Raven and the 'Magic Toy'                        Senter photo

One way Raven would try to get a rise out of the other dogs was the 'Magic Toy' game.  The rules were simple.  During exercise times, Raven would pick up a large piece of firewood lying somewhere in the exercise yard.  He'd pack it around and make certain the other dogs knew it was his, and he'd fight to keep it, which, of course, was the whole point. Smokey was the only one who would ever challenge Raven for the toy. Smokey would wait until Raven put it down then move in to take it.  Both dogs would silently hover over the toy, bristling, until one or the other of them would decide to quit.  Seldom did it ever go to blows. When Smokey won, he'd carry it around just long enough to prove that he could take it from Raven any time he wished and there was nothing Raven could do about it. Once, after taking the stick, Smokey chewed it for a brief time then lost interest. Raven moved in at once, picked up the stick, played with it for a moment, then dropped it and urinated on it.  They both made their point: Smokey was still boss and Raven was not boss yet, but still discernibly arrogant.  In another instance, Stormy had the stick, Raven took it from Stormy and Smokey took it from Raven.  Hierarchy at work!

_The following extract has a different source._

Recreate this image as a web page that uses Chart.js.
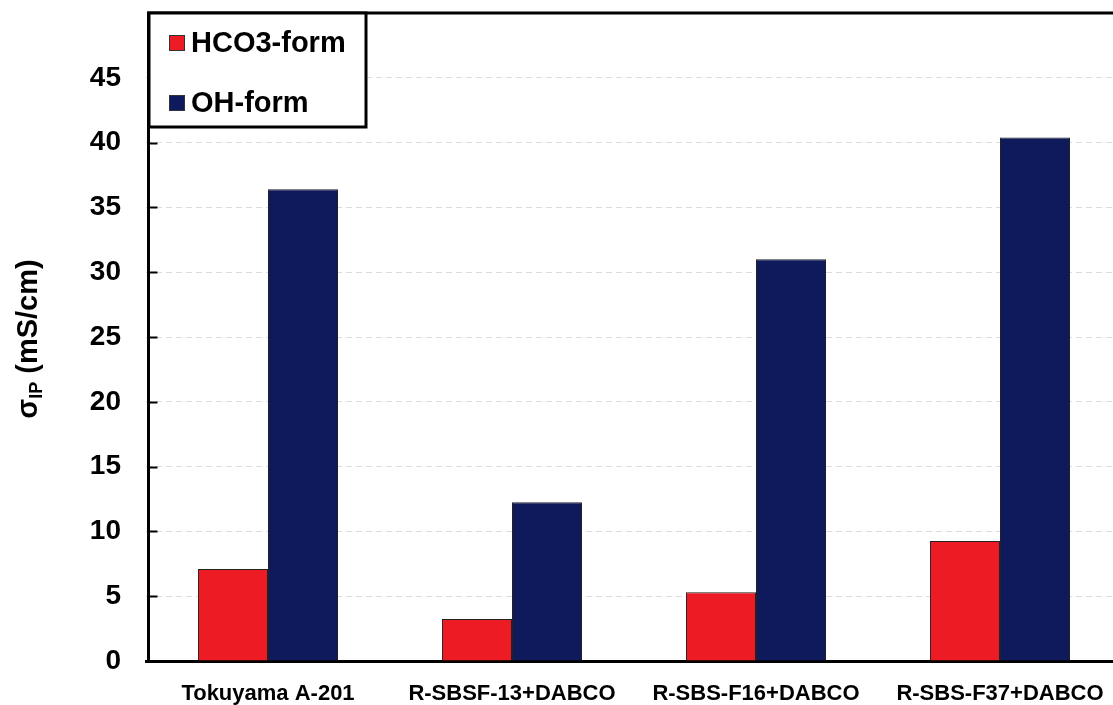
<!DOCTYPE html>
<html>
<head>
<meta charset="utf-8">
<script src="https://cdn.jsdelivr.net/npm/chart.js@4/dist/chart.umd.min.js"></script>
<style>
  html, body { margin: 0; padding: 0; background: #fff; overflow: hidden; }
  #wrap { width: 1113px; height: 705px; overflow: hidden; }
  canvas { display: block; }
</style>
</head>
<body>
<div id="wrap"><canvas id="c" width="1122" height="705"></canvas></div>
<script>
// Membranes compared
const categories = ['Tokuyama A-201', 'R-SBSF-13+DABCO', 'R-SBS-F16+DABCO', 'R-SBS-F37+DABCO'];
// In-plane conductivity, mS/cm
const hco3Form = [7.1, 3.25, 5.3, 9.25];
const ohForm = [36.4, 12.25, 31.0, 40.4];
const seriesNames = ['HCO3-form', 'OH-form'];
const yTicks = [0, 5, 10, 15, 20, 25, 30, 35, 40, 45];

const RED = '#ED1C24';
const NAVY = '#0F1A5C';
const FONT = 'Arial, "Liberation Sans", sans-serif';

// Left axis line, frame line along the top and inward tick marks on the y axis
const framePlugin = {
  id: 'frame',
  afterDraw(chart) {
    const { ctx, chartArea: a, scales: { y } } = chart;
    const axisX = a.left + 2.5;
    ctx.save();
    ctx.strokeStyle = '#000';
    ctx.lineWidth = 3;
    ctx.beginPath();
    ctx.moveTo(axisX, a.bottom + 1.5);
    ctx.lineTo(axisX, a.top);
    ctx.stroke();
    ctx.beginPath();
    ctx.moveTo(axisX - 1.5, a.top);
    ctx.lineTo(a.right, a.top);
    ctx.stroke();
    ctx.lineWidth = 2;
    yTicks.forEach(v => {
      if (v === 0) return;
      const py = Math.round(y.getPixelForValue(v)) + 0.5;
      ctx.beginPath();
      ctx.moveTo(axisX, py);
      ctx.lineTo(axisX + 9, py);
      ctx.stroke();
    });
    ctx.restore();
  }
};

// Boxed legend in the upper-left corner of the plot
const boxLegendPlugin = {
  id: 'boxLegend',
  afterDraw(chart) {
    const { ctx } = chart;
    const x0 = 149, y0 = 13, w = 217, h = 114;
    ctx.save();
    ctx.fillStyle = '#fff';
    ctx.fillRect(x0, y0, w, h);
    ctx.strokeStyle = '#000';
    ctx.lineWidth = 3;
    ctx.strokeRect(x0, y0, w, h);
    ctx.font = 'bold 29px ' + FONT;
    ctx.textBaseline = 'middle';
    ctx.textAlign = 'left';
    const rows = [43, 103];
    chart.data.datasets.forEach((ds, i) => {
      const cy = rows[i];
      ctx.fillStyle = ds.backgroundColor;
      ctx.fillRect(169.5, cy - 7.5, 15, 15);
      ctx.lineWidth = 1;
      ctx.strokeStyle = '#333';
      ctx.strokeRect(169.5, cy - 7.5, 15, 15);
      ctx.fillStyle = '#000';
      ctx.fillText(ds.label, 191, cy + 1);
    });
    ctx.restore();
  }
};

// Rotated y-axis title with subscript
const yTitlePlugin = {
  id: 'yTitle',
  afterDraw(chart) {
    const { ctx } = chart;
    ctx.save();
    ctx.translate(29, 339);
    ctx.rotate(-Math.PI / 2);
    ctx.fillStyle = '#000';
    ctx.textBaseline = 'middle';
    ctx.textAlign = 'left';
    const big = 'bold 29px ' + FONT;
    const small = 'bold 18px ' + FONT;
    ctx.font = big;
    const wSig = ctx.measureText('σ').width;
    const rest = ' (mS/cm)';
    const wRest = ctx.measureText(rest).width;
    ctx.font = small;
    const wSub = ctx.measureText('IP').width;
    const total = wSig + wSub + wRest;
    let x = -total / 2;
    ctx.font = big;
    ctx.fillText('σ', x, 0);
    x += wSig;
    ctx.font = small;
    ctx.fillText('IP', x, 8);
    x += wSub;
    ctx.font = big;
    ctx.fillText(rest, x, 0);
    ctx.restore();
  }
};

new Chart(document.getElementById('c'), {
  type: 'bar',
  data: {
    labels: categories,
    datasets: [
      { label: seriesNames[0], data: hco3Form, backgroundColor: RED, borderColor: '#222', borderWidth: 1 },
      { label: seriesNames[1], data: ohForm, backgroundColor: NAVY, borderColor: '#222', borderWidth: 1 }
    ]
  },
  options: {
    responsive: false,
    devicePixelRatio: 1,
    animation: false,
    layout: { padding: { top: 13, right: 0, left: 0, bottom: 0 } },
    datasets: { bar: { categoryPercentage: 0.574, barPercentage: 1 } },
    plugins: { legend: { display: false }, tooltip: { enabled: false } },
    scales: {
      x: {
        grid: { display: false, drawTicks: false },
        border: { display: true, color: '#000', width: 3 },
        ticks: { color: '#000', font: { family: FONT, size: 22, weight: 'bold' }, padding: 20, maxRotation: 0, autoSkip: false },
        afterFit(scale) { scale.height = 44; scale.paddingLeft = 0; scale.paddingRight = 0; }
      },
      y: {
        min: 0,
        max: 50,
        afterBuildTicks(scale) {
          scale.ticks = yTicks.map(v => ({ value: v }));
        },
        grid: { color: '#dddddd', lineWidth: 1, drawTicks: false },
        border: { display: false, dash: [6, 4] },
        ticks: {
          color: '#000',
          font: { family: FONT, size: 28, weight: 'bold' },
          padding: 25
        },
        afterFit(scale) { scale.width = 146; scale.paddingTop = 0; scale.paddingBottom = 0; }
      }
    }
  },
  plugins: [framePlugin, boxLegendPlugin, yTitlePlugin]
});
</script>
</body>
</html>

Just when I thought I had a boss dog in the making, the paradigm shifted the other way.  Raven had been having things his way, except that Smokey refused to be cowed by him.  At some point, however, the others seem to have had about enough of Raven's guff also. On July 11th, there was an amusing incident with Raven entered Smokey's kennel run.  Smokey took exception and blocked his exit for several minutes.  After an intense threat display followed by a brief attack, Smokey finally let him out, but not until Raven's body language said that he'd had enough.  I noted: "His tail was down, head turned to the aggressor, with a side-long look; lots of whites of the eyes showing. So, maybe I don't have a new boss dog yet, after all." And, in September, "…a pretty good little dust-up today. No bloodshed, and Raven, as usual, was in the middle of it. He had been acting pretty macho the whole time. Suddenly…it was Raven on the ground and it looked like every other dog was getting a piece of the action… Raven was scarcely humbled by the event, but I noticed later that he kept a close eye on Smokey and gave him a bit more space."

And so went the summer.

As of January 2003, the pack dynamics seem to have at last stabilized, at least to a degree.  Raven, now nineteen months old, is still intact and bordering on physical maturity. All the dogs play and socialize daily in the exercise yard.  Scuffles still happen at times, but there seems to be more mutual respect in the pack than before. The lines are drawn in the sand but are crossed only occasionally.  Raven is not necessarily the boss dog, but neither is he at the bottom of the hierarchy. This was worked out by him and the other dogs. Interestingly, relations between Raven, Stormy and Smokey are also more cordial of late.

This past fall, Raven started working next to Bering, whose talents as Raven's uncle extend to the team as well.  (All the younger dogs started out their careers next to Bering, who is a steady, reliable worker and very tolerant of puppy goof-ups in harness.)  All indications are that Raven will be a superior working dog.  Hopefully the noise, teeth, scuffles and bruised egos - the dogs' and mine - have prepared Raven to become a part of our team and to transition from puppy to working Inuit Sled Dog.  I think the bottom line with Raven is this: He is a handful and always will be, certainly more than I first expected. But that's good. I have never had a dog quite like him. He has taught me a tremendous amount about dog handling and dog psychology that I would never have learned otherwise.  I'm glad he's here.